____ Available data

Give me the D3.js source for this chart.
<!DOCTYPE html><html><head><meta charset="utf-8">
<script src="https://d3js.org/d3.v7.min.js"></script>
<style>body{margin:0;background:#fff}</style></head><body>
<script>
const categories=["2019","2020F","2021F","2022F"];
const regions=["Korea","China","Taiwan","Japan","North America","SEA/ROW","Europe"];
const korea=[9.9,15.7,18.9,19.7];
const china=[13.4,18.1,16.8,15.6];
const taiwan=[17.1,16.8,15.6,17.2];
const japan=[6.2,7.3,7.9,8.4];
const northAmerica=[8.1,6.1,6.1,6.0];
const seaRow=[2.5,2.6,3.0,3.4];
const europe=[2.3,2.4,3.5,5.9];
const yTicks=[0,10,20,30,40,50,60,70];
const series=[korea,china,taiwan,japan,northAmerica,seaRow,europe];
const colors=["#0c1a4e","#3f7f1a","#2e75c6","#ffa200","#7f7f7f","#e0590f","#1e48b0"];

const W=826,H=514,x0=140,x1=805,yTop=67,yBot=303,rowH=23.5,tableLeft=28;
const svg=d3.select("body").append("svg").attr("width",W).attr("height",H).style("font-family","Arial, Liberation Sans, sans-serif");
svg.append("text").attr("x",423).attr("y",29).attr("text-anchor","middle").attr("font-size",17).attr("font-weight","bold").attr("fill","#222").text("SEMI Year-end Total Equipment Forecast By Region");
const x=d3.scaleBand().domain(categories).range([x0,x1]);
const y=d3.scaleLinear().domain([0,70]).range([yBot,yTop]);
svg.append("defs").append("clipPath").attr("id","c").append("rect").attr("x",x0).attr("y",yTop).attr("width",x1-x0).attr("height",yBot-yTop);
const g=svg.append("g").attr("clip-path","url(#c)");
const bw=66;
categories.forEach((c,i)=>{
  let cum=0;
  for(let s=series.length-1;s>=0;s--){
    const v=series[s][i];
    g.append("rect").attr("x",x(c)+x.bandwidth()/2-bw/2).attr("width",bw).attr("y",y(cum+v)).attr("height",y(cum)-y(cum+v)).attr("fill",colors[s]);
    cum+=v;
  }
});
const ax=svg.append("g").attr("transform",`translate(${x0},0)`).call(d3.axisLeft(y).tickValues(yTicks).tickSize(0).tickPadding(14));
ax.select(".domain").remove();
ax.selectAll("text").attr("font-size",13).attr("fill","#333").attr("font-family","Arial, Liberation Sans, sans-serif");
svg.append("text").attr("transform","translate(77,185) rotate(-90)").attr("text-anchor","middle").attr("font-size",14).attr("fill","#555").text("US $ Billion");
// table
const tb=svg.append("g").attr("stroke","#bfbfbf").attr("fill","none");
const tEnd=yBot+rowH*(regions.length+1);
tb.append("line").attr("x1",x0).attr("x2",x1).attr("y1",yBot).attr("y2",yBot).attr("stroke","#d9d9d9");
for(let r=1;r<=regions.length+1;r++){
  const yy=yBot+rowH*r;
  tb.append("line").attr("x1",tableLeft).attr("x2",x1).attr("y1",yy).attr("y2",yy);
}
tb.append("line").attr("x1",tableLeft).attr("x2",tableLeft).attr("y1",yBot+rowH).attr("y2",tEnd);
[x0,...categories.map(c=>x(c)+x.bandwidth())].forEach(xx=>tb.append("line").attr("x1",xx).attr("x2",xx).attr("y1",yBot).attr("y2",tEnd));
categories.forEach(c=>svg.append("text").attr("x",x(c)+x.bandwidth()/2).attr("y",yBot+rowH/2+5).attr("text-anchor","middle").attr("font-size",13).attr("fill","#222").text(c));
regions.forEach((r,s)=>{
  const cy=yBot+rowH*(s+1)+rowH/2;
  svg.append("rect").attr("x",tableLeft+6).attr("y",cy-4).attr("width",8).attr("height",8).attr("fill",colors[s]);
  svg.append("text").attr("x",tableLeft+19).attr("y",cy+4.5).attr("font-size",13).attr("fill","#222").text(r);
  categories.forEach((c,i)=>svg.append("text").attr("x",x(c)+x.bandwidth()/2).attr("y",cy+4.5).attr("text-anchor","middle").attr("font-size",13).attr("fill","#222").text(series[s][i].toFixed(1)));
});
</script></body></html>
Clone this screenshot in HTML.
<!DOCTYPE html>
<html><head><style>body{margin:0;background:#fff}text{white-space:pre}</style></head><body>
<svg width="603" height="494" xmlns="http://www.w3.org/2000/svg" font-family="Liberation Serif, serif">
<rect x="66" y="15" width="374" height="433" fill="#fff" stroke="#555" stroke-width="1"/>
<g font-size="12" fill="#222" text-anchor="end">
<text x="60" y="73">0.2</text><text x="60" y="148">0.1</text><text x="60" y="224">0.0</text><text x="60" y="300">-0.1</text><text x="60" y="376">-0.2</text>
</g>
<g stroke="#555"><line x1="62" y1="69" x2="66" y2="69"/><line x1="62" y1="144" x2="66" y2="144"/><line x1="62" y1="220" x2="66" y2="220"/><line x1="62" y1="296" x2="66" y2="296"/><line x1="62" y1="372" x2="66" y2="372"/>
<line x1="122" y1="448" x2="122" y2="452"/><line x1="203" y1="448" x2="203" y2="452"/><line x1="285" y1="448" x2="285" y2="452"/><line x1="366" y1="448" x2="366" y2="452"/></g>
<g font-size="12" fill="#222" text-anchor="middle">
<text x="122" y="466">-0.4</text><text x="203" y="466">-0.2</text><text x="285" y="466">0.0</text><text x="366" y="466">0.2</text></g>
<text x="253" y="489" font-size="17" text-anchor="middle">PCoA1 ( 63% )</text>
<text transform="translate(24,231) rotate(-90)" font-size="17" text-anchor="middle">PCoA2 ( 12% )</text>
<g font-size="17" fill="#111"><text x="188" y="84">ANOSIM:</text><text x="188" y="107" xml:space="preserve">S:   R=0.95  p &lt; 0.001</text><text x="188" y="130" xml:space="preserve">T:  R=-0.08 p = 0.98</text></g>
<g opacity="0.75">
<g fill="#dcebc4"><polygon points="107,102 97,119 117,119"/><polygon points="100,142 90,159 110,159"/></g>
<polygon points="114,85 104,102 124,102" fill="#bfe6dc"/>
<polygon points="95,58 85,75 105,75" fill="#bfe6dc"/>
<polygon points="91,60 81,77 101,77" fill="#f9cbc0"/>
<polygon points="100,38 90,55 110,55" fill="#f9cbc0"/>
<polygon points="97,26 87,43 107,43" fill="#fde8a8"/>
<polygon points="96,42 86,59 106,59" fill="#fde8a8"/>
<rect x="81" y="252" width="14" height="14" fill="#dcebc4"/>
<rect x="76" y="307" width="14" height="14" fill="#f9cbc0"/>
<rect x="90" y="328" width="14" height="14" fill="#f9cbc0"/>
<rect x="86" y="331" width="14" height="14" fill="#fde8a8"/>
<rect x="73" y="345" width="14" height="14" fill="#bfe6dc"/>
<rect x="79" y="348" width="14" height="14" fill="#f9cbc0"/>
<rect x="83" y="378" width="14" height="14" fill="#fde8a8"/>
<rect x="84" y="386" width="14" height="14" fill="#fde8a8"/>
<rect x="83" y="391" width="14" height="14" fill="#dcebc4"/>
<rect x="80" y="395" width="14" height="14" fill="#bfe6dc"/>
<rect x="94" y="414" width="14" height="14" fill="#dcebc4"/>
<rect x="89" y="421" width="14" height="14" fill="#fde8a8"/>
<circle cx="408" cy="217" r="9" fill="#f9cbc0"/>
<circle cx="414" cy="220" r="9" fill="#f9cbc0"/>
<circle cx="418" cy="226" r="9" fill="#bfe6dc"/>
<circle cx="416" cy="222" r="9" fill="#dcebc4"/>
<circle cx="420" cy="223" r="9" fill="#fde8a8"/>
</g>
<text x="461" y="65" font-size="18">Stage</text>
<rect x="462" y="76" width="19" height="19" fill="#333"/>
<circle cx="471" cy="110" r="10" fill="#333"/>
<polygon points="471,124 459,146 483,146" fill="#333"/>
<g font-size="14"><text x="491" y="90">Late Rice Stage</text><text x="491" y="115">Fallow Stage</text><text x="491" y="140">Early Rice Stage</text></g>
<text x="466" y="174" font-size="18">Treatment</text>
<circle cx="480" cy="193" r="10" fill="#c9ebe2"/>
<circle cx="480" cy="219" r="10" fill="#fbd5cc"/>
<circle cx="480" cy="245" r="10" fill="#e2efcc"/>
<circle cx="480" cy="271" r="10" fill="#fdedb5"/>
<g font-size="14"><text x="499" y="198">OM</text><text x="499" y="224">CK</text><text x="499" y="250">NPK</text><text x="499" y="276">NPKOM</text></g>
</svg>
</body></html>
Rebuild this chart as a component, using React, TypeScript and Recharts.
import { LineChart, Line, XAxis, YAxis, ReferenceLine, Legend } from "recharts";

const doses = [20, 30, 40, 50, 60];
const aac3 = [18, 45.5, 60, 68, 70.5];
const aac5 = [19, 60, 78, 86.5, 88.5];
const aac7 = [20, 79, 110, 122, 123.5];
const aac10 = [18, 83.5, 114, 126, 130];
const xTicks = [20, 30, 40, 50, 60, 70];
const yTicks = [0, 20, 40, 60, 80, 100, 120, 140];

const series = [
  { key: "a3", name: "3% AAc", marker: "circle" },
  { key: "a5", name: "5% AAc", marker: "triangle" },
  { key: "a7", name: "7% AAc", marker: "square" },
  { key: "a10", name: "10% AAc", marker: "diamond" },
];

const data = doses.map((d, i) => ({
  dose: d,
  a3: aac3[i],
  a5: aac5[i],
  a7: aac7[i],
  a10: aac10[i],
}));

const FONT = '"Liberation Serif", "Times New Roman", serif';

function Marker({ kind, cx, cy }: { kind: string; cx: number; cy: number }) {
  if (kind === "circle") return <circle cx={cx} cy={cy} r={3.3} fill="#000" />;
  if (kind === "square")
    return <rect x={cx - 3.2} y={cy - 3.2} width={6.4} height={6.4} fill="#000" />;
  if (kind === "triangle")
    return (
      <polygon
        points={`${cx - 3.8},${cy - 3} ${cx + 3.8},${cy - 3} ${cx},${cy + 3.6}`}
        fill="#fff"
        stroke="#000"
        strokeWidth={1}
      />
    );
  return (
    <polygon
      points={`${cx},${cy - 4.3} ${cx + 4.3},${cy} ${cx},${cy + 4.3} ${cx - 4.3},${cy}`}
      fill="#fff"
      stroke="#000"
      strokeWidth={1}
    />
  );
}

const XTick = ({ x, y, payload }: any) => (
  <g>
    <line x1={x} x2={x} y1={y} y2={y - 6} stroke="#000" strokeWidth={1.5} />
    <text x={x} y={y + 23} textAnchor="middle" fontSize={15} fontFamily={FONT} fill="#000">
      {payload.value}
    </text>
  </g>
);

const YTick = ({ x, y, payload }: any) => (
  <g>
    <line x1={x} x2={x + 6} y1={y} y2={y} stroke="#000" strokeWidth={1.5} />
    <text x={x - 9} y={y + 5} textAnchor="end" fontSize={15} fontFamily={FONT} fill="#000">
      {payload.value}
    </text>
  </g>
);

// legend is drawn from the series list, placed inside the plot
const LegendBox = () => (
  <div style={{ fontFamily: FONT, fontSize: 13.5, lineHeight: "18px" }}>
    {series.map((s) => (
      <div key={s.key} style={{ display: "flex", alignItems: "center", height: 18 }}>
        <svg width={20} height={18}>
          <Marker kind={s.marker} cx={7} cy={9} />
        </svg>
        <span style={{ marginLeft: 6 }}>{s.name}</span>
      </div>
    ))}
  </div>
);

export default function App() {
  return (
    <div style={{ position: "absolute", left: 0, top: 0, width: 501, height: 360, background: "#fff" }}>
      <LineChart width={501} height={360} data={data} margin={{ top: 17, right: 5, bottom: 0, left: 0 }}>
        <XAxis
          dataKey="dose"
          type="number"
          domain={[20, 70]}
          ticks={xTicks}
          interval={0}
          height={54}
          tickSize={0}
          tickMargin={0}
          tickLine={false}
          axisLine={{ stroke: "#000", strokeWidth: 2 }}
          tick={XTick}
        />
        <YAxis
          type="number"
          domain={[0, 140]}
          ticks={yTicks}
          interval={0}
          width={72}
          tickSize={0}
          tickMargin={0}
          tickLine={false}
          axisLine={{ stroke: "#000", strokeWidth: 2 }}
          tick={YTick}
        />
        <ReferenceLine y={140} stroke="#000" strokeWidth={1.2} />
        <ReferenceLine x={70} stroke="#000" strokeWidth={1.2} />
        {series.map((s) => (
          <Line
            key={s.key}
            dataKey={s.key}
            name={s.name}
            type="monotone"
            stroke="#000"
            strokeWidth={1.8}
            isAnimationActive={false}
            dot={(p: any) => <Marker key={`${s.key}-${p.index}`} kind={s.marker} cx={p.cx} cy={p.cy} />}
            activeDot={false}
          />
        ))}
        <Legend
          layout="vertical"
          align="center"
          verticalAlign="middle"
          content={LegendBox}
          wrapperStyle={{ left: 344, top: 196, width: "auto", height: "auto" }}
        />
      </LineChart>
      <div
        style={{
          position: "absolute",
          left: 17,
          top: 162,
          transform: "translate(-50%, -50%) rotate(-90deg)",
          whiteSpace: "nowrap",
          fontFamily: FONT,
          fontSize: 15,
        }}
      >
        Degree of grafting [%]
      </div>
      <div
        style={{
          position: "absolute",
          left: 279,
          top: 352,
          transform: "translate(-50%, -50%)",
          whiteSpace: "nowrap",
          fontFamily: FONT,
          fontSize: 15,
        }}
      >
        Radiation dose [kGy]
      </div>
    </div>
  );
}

________

### Exercise goal
Taking the material above, extract exactly and only the lines from the line with "Rebuild this chart" to the line with "YAxis, ReferenceLine, Legend", inclusive of both.

### Response to this exercise
Rebuild this chart as a component, using React, TypeScript and Recharts.
import { LineChart, Line, XAxis, YAxis, ReferenceLine, Legend } from "recharts";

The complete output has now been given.